Harvard University education professor Robert Schwartz recently recalled a time when he gathered a panel of about 10 Swiss CEOs and asked whether they’d gone through the country’s vaunted apprenticeship program or a university system. The breakdown was about 50-50, he said.

Yet, even with the country’s well-regarded apprenticeship culture, he said, most Swiss parents still say they prefer an academic track for their own children. And it’s worse in the U.S., where apprenticeship programs are less common and typically regarded as something less than an academic track.

“We’re way behind the world leaders in this regard,” Schwartz said, “not even in the same ballpark.”

Yet for the first time in four decades of work, Scwhartz said, he feels the wind at his back.

“There’s enough interest among employers now and enough openness from the education system and enough interest from political leadership, as referenced by the plan you mentioned in Austin,” he said. “People are thinking anew about the relationship between the education system and workforce system and the economy we want and need.”

Among U.S. metro areas, Austin had the 11th-largest concentration internship postings, with 84 internships for every 1,000 job postings, according to data compiled for the American-Statesman by Indeed, the Austin-based global job-search site.

Austin saw higher demand for internships in technical occupations, such as marketing, social media, business development and software engineering. But across the board, employer demand for interns hasn’t increased at all in recent years, said Daniel Culbertson, an economist at the Indeed Hiring Lab.

In fact, Culbertson said, postings have dipped even as searches for internships increased.

“Judging from Indeed data, I would say that bottleneck is coming from employers,” he said.

Culbertson said Indeed’s analysis probably didn’t capture the scope of blue-collar internship opportunities, which more likely are identified as apprenticeships. But the idea of the supply-demand imbalance reversing from white- to blue-collar job internships is probably “on the right track,” he said.

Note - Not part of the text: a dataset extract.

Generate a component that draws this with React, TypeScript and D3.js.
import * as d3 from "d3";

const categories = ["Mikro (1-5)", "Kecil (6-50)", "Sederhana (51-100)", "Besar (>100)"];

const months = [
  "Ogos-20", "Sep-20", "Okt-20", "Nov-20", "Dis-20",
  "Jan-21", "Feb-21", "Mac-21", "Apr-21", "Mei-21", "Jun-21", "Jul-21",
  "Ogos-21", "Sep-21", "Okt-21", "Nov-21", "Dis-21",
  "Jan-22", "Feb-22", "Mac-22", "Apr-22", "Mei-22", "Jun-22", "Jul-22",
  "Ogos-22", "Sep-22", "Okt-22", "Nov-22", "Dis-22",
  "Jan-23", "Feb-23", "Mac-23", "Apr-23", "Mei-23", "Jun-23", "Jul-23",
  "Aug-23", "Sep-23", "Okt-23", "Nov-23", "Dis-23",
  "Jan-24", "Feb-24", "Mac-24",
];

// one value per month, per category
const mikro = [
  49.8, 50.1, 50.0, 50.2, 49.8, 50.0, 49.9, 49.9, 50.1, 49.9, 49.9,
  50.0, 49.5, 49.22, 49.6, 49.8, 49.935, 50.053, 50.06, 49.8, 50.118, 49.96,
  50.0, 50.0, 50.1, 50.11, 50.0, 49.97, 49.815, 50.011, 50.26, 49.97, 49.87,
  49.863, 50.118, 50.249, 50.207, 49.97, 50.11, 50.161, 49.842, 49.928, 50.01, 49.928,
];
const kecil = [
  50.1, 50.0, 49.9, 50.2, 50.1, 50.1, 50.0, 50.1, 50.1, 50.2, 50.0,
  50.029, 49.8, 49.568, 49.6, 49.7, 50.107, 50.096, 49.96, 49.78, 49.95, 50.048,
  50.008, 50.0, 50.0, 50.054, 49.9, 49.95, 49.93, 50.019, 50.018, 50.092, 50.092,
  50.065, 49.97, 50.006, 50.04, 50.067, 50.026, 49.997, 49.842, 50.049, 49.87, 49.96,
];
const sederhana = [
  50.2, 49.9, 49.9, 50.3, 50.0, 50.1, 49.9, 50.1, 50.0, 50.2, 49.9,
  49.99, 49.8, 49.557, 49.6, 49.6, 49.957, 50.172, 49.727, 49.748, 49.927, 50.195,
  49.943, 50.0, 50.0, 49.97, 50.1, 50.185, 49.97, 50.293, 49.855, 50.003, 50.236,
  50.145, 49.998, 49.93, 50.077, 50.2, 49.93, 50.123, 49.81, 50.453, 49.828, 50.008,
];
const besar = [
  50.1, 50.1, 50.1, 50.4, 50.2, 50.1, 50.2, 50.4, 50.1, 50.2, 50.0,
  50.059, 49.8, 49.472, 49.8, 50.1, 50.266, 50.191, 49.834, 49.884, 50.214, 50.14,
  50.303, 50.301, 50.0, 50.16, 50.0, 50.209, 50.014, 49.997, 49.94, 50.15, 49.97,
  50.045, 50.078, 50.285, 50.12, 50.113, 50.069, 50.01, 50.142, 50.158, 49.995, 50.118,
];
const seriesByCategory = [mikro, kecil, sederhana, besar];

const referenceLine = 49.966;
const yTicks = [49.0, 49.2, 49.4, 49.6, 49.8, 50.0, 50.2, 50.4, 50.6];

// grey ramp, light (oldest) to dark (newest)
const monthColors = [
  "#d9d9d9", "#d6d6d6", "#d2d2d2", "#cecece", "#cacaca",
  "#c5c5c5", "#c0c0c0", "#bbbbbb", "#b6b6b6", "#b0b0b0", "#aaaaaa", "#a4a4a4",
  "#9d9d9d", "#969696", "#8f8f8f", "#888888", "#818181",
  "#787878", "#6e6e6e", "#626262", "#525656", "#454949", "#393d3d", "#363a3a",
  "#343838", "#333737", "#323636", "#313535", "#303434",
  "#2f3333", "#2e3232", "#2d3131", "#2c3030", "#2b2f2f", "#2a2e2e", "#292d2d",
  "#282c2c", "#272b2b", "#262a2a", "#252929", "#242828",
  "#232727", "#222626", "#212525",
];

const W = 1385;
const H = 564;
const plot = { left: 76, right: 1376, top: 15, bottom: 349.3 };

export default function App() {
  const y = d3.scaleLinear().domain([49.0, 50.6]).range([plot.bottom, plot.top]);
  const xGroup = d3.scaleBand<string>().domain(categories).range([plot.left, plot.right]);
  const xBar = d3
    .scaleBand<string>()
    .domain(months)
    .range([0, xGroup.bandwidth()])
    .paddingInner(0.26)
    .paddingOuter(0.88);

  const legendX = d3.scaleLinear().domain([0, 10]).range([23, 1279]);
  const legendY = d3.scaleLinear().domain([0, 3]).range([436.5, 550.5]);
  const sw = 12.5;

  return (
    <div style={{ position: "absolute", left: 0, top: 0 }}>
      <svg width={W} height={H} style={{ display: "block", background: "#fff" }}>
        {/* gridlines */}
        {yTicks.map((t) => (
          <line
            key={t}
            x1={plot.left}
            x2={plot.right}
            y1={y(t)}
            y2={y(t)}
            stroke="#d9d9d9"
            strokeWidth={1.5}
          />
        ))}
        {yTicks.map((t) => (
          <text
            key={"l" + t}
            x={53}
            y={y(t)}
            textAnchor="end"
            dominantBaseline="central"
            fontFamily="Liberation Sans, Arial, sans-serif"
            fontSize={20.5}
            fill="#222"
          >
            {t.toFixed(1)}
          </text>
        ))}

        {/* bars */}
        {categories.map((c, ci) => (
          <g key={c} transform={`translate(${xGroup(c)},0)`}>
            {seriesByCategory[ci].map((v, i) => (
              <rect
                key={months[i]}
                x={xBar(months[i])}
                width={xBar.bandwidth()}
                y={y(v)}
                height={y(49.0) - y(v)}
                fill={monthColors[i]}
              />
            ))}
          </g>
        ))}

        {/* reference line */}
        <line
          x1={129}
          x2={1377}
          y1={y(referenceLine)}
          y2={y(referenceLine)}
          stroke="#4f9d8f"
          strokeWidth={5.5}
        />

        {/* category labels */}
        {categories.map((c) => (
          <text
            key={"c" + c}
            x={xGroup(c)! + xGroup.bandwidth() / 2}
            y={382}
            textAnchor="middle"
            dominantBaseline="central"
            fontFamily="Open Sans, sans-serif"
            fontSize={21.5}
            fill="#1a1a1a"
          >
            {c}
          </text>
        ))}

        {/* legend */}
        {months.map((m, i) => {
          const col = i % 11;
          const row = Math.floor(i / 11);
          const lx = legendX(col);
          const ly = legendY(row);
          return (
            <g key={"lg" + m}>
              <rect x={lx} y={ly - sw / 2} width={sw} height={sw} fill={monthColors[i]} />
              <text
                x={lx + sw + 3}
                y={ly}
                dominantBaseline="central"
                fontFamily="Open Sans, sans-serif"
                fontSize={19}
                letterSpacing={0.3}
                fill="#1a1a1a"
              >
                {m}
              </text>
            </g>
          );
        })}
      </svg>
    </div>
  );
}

“Previous research with our data shows just how much millennials tend to avoid those types of blue-collar roles,” he said. “It wouldn’t surprise me if it’s a supply issue for lower-skilled roles and a demand issue for higher.”

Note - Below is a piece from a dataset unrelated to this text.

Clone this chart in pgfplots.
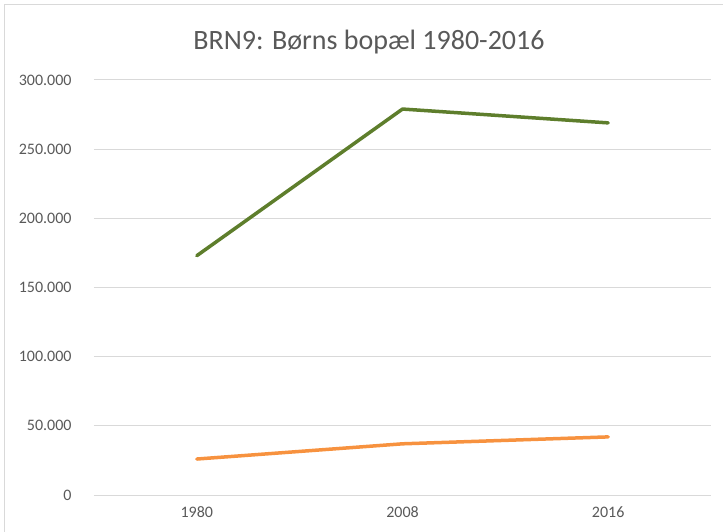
\documentclass[border=0pt]{standalone}
\usepackage{fontspec}
\setmainfont{Carlito}
\usepackage{pgfplots}
\pgfplotsset{compat=1.18}
\definecolor{txt}{HTML}{595959}
\definecolor{gridc}{HTML}{D9D9D9}
\definecolor{grn}{HTML}{5E7E2C}
\definecolor{org}{HTML}{F7923F}
\begin{document}
\begin{tikzpicture}
\useasboundingbox (-94bp,-37bp) rectangle (629bp,495bp);
\draw[gridc, line width=1bp] (-89bp,-37bp) -- (-89bp,490bp) -- (629bp,490bp);
\begin{axis}[
  at={(0,0)}, anchor=south west,
  scale only axis, width=617bp, height=415bp,
  xmin=-0.5, xmax=2.5, ymin=0, ymax=300000,
  scaled y ticks=false,
  xtick={0,1,2}, xticklabels={1980,2008,2016},
  ytick={0,50000,100000,150000,200000,250000,300000},
  yticklabels={0,50.000,100.000,150.000,200.000,250.000,300.000},
  /pgf/number format/assume math mode=true,
  axis line style={draw=none},
  major tick style={draw=none},
  ymajorgrids, grid style={gridc, line width=1bp},
  tick label style={font=\fontsize{16bp}{19bp}\selectfont, text=txt},
  yticklabel style={anchor=east, xshift=-19bp},
  xticklabel style={anchor=north, yshift=-8bp},
  clip=false,
]
\addplot[grn, line width=3.5bp, line cap=round, line join=round] coordinates {(0,173000) (1,279000) (2,269000)};
\addplot[org, line width=3.5bp, line cap=round, line join=round] coordinates {(0,26000) (1,37000) (2,42000)};
\end{axis}
\node[text=txt, font=\fontsize{28bp}{32bp}\selectfont] at (275bp,453bp) {BRN9: Børns bopæl 1980-2016};
\end{tikzpicture}
\end{document}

That’s not to say there aren’t a lot of higher-skilled internship opportunities out there. Accenture’s Texas offices bring in about 150 interns each year, said Tom Pettit, the Austin managing director. Many of the interns they see come via the traditional university route, Pettit said, but about 30 others get summer jobs through the company’s Skills to Succeed program, which is designed to pull in high school and other, often disadvantaged students.

Both Joseph Ramirez and Adriana Ortiz arrived at Accenture internships through similar programs and have worked multiple summers there – Ramirez between class work at St. Edward’s University and Ortiz while studying at the University of Texas.

“I could find a job at any major retail store or within the fast food industry,” Ramirez said, “but I wanted to learn something more, something that would launch me forward toward a future career.”

After a string of internships there, Ortiz took a full-time job at the Austin office after graduating earlier this year. She will start as a business analyst, she said, with hopes of moving up to a consulting role.

Ultimately, she hopes to integrate her work with her thesis – which looked at Mexico’s Sinaloa Cartel and its resemblance to a corporation – using the combination to create opportunities for orphans and disadvantaged children in Sinaloa.

“My dream is, through Accenture … to go back to Mexico and establish an orphanage system to help those children come into the formal sector and work with corporations,” Ortiz said. “I want to give them an opportunity to find that.”

Editor’s note: A previous version of this story was unclear on the number of available Accenture internships. The company offers about 150 internships annually across Texas, not just in Austin.